#### Written problem:
Starting at the line that contains "Output the web", reproduce each line exactly up to and including the line that contains "Serif', 'Times New". Reproduce nothing else.
★ ★ ★ ★ ★ ★ ★
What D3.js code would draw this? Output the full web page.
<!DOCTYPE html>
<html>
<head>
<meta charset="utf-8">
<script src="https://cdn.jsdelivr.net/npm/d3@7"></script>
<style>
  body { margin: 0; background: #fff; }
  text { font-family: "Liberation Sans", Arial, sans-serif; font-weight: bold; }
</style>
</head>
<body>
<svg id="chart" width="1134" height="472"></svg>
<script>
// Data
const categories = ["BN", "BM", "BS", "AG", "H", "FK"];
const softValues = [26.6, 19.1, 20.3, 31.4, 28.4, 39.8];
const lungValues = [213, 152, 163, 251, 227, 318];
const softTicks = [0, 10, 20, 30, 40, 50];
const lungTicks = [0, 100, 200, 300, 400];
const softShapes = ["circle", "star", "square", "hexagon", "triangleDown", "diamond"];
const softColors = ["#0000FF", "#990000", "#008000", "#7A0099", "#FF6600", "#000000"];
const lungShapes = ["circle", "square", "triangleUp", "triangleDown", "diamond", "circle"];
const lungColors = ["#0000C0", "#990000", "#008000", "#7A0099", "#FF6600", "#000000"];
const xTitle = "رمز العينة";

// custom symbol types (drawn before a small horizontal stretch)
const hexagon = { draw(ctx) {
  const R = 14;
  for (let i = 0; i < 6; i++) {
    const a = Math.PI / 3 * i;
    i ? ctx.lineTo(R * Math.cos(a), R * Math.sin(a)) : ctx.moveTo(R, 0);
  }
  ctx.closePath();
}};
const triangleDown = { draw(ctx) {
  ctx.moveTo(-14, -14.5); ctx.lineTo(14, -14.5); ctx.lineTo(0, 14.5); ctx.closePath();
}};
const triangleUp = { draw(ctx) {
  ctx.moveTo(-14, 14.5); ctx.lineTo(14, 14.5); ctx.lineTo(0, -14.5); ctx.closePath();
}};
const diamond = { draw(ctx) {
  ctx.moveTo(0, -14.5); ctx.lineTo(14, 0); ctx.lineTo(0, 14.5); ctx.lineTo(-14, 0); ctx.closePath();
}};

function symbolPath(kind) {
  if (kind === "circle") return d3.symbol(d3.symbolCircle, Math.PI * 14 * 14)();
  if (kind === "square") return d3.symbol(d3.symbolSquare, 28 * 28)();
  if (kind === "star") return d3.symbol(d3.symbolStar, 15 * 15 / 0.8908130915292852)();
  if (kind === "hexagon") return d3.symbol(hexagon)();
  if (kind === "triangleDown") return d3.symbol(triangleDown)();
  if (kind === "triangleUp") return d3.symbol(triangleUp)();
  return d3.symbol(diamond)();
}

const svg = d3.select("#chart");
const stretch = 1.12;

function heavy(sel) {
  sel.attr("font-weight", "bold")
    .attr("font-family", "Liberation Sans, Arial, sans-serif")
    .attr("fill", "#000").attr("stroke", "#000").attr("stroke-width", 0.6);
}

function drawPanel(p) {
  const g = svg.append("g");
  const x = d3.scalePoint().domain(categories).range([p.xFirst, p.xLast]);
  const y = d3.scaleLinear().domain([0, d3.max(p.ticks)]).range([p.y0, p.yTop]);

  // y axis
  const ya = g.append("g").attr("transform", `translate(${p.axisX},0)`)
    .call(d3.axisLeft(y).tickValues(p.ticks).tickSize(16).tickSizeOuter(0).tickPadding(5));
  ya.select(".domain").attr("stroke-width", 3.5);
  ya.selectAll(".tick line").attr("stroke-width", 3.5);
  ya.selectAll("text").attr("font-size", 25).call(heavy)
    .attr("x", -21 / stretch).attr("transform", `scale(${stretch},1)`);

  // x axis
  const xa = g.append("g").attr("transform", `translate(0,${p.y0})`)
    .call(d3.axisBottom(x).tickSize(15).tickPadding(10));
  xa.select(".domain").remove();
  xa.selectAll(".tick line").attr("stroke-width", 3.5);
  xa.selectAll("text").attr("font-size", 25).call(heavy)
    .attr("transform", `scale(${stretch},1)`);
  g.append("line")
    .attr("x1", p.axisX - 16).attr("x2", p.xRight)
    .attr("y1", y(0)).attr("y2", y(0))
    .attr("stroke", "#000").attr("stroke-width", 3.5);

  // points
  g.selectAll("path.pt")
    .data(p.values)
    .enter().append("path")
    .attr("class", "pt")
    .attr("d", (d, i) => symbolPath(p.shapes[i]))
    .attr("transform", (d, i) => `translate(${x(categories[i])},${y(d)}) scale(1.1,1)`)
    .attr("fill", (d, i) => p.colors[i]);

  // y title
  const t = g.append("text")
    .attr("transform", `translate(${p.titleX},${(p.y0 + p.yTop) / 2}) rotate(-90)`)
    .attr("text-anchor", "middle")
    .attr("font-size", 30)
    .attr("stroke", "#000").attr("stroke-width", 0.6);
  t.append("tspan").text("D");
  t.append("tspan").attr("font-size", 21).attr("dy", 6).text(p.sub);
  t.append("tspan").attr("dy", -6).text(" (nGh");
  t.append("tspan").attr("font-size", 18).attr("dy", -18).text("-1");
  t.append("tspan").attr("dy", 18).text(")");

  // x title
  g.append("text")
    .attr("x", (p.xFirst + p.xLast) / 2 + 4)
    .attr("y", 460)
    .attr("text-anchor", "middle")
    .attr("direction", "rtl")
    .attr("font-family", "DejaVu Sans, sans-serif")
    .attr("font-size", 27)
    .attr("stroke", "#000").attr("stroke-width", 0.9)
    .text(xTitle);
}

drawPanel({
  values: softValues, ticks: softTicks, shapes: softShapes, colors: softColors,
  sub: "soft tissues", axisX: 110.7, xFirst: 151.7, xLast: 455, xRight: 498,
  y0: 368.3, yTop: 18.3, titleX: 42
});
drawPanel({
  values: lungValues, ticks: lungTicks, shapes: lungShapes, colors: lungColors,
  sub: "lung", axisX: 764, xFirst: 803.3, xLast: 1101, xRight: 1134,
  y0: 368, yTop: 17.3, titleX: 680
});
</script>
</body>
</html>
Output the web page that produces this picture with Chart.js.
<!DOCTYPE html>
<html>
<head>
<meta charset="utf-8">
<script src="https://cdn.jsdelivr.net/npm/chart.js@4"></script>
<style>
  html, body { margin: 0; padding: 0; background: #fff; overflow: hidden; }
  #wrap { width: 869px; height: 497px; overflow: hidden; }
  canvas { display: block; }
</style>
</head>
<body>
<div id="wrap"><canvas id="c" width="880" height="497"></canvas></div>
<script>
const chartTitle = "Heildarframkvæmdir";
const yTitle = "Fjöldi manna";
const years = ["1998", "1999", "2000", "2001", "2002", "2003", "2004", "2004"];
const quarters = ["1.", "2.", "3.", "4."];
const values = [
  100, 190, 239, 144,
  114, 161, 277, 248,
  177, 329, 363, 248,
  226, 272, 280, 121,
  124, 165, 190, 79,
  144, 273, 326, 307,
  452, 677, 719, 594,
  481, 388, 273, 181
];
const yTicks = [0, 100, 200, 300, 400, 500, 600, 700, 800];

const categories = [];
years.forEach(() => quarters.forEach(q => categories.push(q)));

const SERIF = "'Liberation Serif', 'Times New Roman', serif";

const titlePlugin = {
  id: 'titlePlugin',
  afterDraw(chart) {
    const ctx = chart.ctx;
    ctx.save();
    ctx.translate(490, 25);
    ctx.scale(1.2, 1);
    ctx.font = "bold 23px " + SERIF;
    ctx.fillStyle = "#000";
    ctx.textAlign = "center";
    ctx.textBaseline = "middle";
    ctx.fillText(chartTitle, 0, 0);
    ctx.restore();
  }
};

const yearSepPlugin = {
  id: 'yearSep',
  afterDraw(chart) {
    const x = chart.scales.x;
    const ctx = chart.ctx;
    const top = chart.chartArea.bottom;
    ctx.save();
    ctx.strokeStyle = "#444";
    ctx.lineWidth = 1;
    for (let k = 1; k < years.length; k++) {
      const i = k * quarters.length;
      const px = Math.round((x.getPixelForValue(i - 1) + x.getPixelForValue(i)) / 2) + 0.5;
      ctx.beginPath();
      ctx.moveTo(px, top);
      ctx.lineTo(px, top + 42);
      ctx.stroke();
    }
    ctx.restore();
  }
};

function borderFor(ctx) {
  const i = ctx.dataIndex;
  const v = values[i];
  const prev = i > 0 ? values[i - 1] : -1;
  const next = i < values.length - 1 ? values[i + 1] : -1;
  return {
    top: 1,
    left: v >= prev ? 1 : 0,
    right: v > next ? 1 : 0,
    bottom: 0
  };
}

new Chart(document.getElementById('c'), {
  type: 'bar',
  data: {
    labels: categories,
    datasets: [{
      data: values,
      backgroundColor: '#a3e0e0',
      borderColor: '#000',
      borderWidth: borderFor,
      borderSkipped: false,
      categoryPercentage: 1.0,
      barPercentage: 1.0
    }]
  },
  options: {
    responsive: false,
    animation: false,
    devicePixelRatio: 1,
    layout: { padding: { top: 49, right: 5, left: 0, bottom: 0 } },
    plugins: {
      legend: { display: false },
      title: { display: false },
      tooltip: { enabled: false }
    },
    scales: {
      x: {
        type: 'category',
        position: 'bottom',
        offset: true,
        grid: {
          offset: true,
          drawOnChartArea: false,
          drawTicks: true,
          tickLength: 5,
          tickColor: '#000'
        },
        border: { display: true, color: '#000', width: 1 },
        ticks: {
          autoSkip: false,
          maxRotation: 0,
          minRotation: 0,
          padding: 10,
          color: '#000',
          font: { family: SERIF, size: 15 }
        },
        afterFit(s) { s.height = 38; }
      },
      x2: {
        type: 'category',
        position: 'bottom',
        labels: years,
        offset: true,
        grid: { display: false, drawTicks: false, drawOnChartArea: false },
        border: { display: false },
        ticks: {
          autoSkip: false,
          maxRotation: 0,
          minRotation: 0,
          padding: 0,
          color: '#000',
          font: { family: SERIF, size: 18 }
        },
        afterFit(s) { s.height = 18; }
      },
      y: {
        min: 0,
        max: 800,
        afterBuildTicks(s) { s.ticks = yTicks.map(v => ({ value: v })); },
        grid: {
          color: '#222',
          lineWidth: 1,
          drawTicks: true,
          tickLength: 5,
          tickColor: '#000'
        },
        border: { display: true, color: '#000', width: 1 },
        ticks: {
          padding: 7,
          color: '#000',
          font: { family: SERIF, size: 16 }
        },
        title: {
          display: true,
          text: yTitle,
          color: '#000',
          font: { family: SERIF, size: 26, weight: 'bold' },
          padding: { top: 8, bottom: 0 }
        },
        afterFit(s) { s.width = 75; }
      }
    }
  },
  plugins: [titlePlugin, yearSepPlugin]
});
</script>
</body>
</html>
★ ★ ★ ★ ★ ★ ★
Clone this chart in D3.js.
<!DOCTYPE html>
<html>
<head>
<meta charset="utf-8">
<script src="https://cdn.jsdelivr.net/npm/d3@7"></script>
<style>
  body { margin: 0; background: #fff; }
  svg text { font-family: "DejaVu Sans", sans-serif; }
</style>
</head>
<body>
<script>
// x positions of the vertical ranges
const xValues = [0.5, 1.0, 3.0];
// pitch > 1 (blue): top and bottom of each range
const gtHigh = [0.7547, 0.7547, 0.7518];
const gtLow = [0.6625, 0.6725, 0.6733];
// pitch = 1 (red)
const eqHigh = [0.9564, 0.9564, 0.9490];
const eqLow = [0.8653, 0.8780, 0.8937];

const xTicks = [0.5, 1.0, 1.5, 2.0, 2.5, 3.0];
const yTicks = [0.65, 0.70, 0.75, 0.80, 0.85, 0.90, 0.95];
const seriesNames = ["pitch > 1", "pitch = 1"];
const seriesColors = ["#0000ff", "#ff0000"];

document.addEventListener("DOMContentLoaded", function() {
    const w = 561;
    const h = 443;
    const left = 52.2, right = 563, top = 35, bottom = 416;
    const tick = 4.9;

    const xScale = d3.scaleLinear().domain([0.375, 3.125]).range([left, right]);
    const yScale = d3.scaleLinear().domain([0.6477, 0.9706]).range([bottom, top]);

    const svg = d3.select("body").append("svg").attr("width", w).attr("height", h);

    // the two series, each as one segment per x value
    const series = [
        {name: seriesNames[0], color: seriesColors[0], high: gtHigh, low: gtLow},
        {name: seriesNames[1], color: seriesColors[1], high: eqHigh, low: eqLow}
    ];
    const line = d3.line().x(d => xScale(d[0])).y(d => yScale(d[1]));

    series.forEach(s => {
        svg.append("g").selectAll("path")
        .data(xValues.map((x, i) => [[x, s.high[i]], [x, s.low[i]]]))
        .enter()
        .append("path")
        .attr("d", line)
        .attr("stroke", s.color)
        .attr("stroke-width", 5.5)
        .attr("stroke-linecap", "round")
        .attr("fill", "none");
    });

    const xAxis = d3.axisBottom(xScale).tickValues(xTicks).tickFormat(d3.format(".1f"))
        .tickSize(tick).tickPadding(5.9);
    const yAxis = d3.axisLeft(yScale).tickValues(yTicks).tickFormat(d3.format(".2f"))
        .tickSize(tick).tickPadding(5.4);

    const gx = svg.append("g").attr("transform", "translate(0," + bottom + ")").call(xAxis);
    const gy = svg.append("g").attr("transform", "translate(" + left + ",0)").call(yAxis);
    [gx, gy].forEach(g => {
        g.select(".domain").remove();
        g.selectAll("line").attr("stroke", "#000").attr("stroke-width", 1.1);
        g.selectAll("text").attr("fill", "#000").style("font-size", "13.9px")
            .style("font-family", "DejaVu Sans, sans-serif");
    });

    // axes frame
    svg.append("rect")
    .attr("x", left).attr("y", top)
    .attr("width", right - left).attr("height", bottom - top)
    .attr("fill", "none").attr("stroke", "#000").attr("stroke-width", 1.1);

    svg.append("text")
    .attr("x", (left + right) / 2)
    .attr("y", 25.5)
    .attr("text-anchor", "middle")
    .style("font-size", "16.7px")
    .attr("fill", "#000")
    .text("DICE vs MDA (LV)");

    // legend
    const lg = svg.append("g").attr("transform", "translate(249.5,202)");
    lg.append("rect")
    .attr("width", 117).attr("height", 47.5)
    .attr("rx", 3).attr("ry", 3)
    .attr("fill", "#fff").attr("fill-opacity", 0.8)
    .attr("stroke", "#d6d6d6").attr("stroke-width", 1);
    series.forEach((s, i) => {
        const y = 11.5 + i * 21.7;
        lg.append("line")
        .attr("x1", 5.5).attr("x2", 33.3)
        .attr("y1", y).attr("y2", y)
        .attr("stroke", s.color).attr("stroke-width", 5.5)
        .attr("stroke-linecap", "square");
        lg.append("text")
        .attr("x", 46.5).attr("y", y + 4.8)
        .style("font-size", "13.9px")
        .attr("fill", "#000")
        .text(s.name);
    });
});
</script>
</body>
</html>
★ ★ ★ ★ ★ ★ ★
#### Result:
Output the web page that produces this picture with Chart.js.
<!DOCTYPE html>
<html>
<head>
<meta charset="utf-8">
<script src="https://cdn.jsdelivr.net/npm/chart.js@4"></script>
<style>
  html, body { margin: 0; padding: 0; background: #fff; overflow: hidden; }
  #wrap { width: 869px; height: 497px; overflow: hidden; }
  canvas { display: block; }
</style>
</head>
<body>
<div id="wrap"><canvas id="c" width="880" height="497"></canvas></div>
<script>
const chartTitle = "Heildarframkvæmdir";
const yTitle = "Fjöldi manna";
const years = ["1998", "1999", "2000", "2001", "2002", "2003", "2004", "2004"];
const quarters = ["1.", "2.", "3.", "4."];
const values = [
  100, 190, 239, 144,
  114, 161, 277, 248,
  177, 329, 363, 248,
  226, 272, 280, 121,
  124, 165, 190, 79,
  144, 273, 326, 307,
  452, 677, 719, 594,
  481, 388, 273, 181
];
const yTicks = [0, 100, 200, 300, 400, 500, 600, 700, 800];

const categories = [];
years.forEach(() => quarters.forEach(q => categories.push(q)));

const SERIF = "'Liberation Serif', 'Times New Roman', serif";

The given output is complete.